Alın, ihtiyarlık döneminde her nefis muhasebesinde aynada gördüğünüz o düzenbaz yüzün içinizde yaratacağı suçluluk duygusu size yeter! Atmışlık rektörler olarak ihtiyarlığınızda kul hakkı, iftira ve şantaj dosyalarınızla Allaha yürüyün! İşin güzel tarafı, orada birbirinizi şahit de gösteremeyeceksiniz. Tek başınıza öleceksiniz, tek başınıza gömüleceksiniz, tek başınıza hesap vereceksiniz...
Yaşasın zalimler için cehennem!
*
Barkotlu beslemeler! Eliniz yüreğinizde, ne yazacağımı bekliyordunuz biliyorum. Bildiklerimi yazacağımdan ödünüz kopuyor. Dizlerinizin titrediğini tahmin edebiliyorum. Ama bu can bu tende oldukça zulümlerinizi deşifre etmeye devam edeceğim!
Zira senin fişlemen kötü, benimki iyi olmaz! Evrensel doğrular vardır yalan söylemeyeceksin, iftira etmeyeceksin, öldürmeyeceksin... Eğer bir yanlışa karşı çıktıysak, bu yanlışın bizim mahalleden biri tarafından yapılması onu meşrulaştırmamalı!
Gaziantep Rektörü Prof. Yavuz Coşkun, tüm entrikalara rağmen atandı çok şükür. Seçim sürecinde Brütüslerin ruh sırtında açtığı bıçak yaralarıyla da olsa bu zafer kutlanası!
Ancak, Dicle Üniversitesi rektör adayı olan, çocukluğumdan bu yana adam gibi bir adam ve Müslüman olarak tanıdığım F.Hüsnü Erdem, Kürtçü diye fişlendi ve çeşitli iftiralarla devre dışı bırakıldı. Bu insanlar; Fazıl Ağabeyi de, eşi sevgili arkadaşım Neslihanı da çok iyi tanıdıkları halde, iddia şu ki çıkar uğruna belgeler düzenlediler. Bu fitne taifeyi Allaha havale ediyorum!

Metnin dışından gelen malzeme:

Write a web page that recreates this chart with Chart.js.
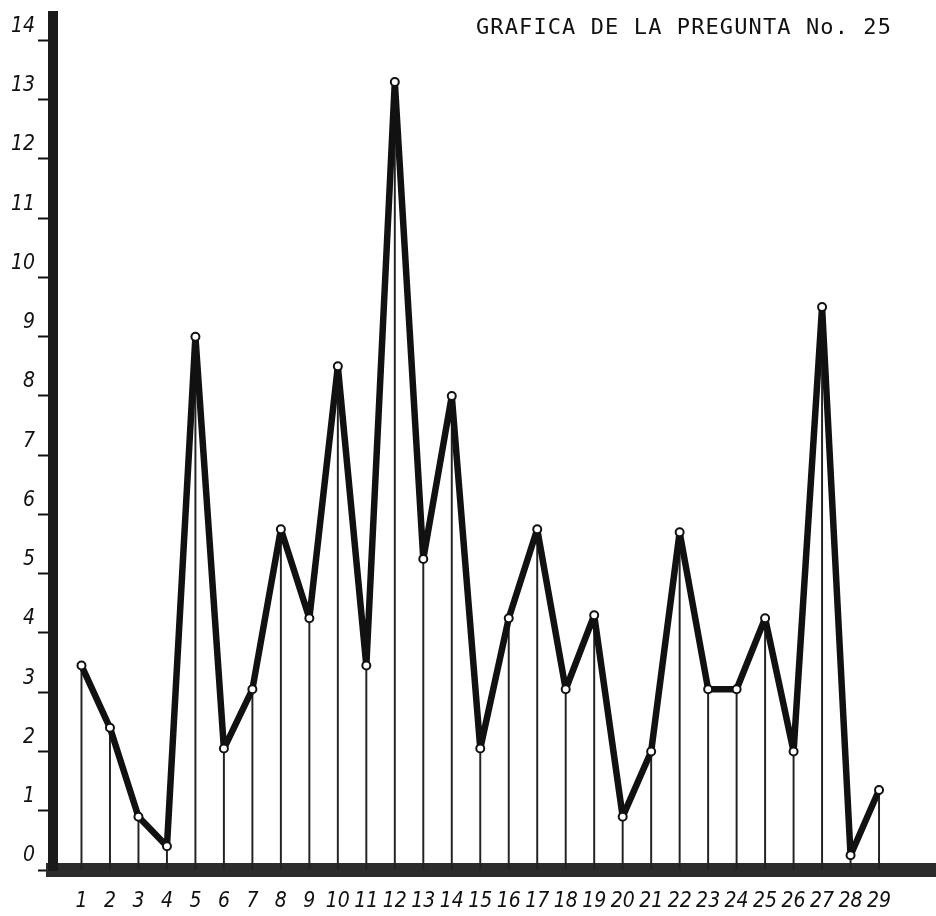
<!DOCTYPE html>
<html>
<head>
<meta charset="utf-8">
<title>Gráfica de la pregunta No. 25</title>
<script src="https://cdn.jsdelivr.net/npm/chart.js@4.4.1/dist/chart.umd.min.js"></script>
<style>
  html, body { margin: 0; padding: 0; background: #ffffff; }
  #wrap { position: relative; width: 936px; height: 916px; }
  #titulo {
    position: absolute; left: 476px; top: 14px;
    font-family: 'DejaVu Sans Mono', 'Liberation Mono', monospace;
    font-size: 22px; letter-spacing: 1.1px; color: #111;
    white-space: nowrap;
  }
</style>
</head>
<body>
<div id="wrap">
  <canvas id="grafica"></canvas>
  <div id="titulo">GRAFICA DE LA PREGUNTA No. 25</div>
</div>
<script>
// Número de pregunta (eje horizontal)
const preguntas = [1, 2, 3, 4, 5, 6, 7, 8, 9, 10, 11, 12, 13, 14, 15,
                   16, 17, 18, 19, 20, 21, 22, 23, 24, 25, 26, 27, 28, 29];
// Etiquetas mostradas bajo el eje
const etiquetasX = ['1','2','3','4','5','6','7','8','9','10','11','12','13','14','15',
                    '16','17','18','19','20','21','22','23','24','25','26','27','28','29'];
// Valor de cada pregunta
const valores = [3.45, 2.4, 0.9, 0.4, 9.0, 2.05, 3.05, 5.75, 4.25, 8.5,
                 3.45, 13.3, 5.25, 8.0, 2.05, 4.25, 5.75, 3.05, 4.3, 0.9,
                 2.0, 5.7, 3.05, 3.05, 4.25, 2.0, 9.5, 0.25, 1.35];
// Marcas del eje vertical
const marcasY = [0, 1, 2, 3, 4, 5, 6, 7, 8, 9, 10, 11, 12, 13, 14];

const puntos = preguntas.map((p, i) => ({ x: p, y: valores[i] }));
const fuenteEje = {
  family: "'Liberation Sans Narrow', 'DejaVu Sans Condensed', 'DejaVu Sans', sans-serif",
  size: 21, style: 'italic'
};

new Chart(document.getElementById('grafica'), {
  type: 'line',
  data: {
    datasets: [
      {
        type: 'line',
        data: puntos,
        borderColor: '#111',
        borderWidth: 6.5,
        borderJoinStyle: 'round',
        borderCapStyle: 'round',
        tension: 0,
        pointRadius: 4,
        pointBorderWidth: 2,
        pointBackgroundColor: '#ffffff',
        pointBorderColor: '#111',
        order: 0
      },
      {
        type: 'bar',
        data: puntos,
        backgroundColor: '#222',
        barThickness: 1.3,
        order: 1
      }
    ]
  },
  options: {
    responsive: true,
    maintainAspectRatio: false,
    animation: false,
    layout: { autoPadding: false, padding: { top: 9, right: 0, left: 0, bottom: 0 } },
    plugins: { legend: { display: false }, tooltip: { enabled: false }, title: { display: false } },
    scales: {
      x: {
        type: 'linear',
        min: 0, max: 31,
        offset: false,
        grid: { display: false, drawTicks: true, tickLength: 16 },
        border: { display: true, color: '#2b2b2b', width: 14 },
        ticks: {
          stepSize: 1, autoSkip: false, maxRotation: 0, padding: 3,
          color: '#111', font: fuenteEje,
          callback: (v) => etiquetasX[preguntas.indexOf(v)] ?? ''
        },
        afterBuildTicks: (s) => { s.ticks = preguntas.map(p => ({ value: p })); },
        afterFit: (s) => { s.height = 46; }
      },
      y: {
        min: 0, max: 14.42,
        grid: { display: true, drawOnChartArea: false, drawTicks: true, tickLength: 15, tickColor: '#111', tickWidth: 2 },
        border: { display: true, color: '#1b1b1b', width: 10 },
        ticks: {
          stepSize: 1, padding: 3, labelOffset: -14,
          color: '#111', font: fuenteEje
        },
        afterBuildTicks: (s) => { s.ticks = marcasY.map(v => ({ value: v })); },
        afterFit: (s) => { s.width = 53; }
      }
    }
  }
});
</script>
</body>
</html>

Cumhurbaşkanı, Danıştay, YÖK, Başbakan vs. bu iddiaların muhatabına cevap hakkı tanımalı! Sadece Dicle Üniversitesi değil, seçime giden tüm üniversitelerdeki rektör adaylarına ilişkin iftiraları araştırmak için acil olarak tarafsız bir komisyon kurulmalı!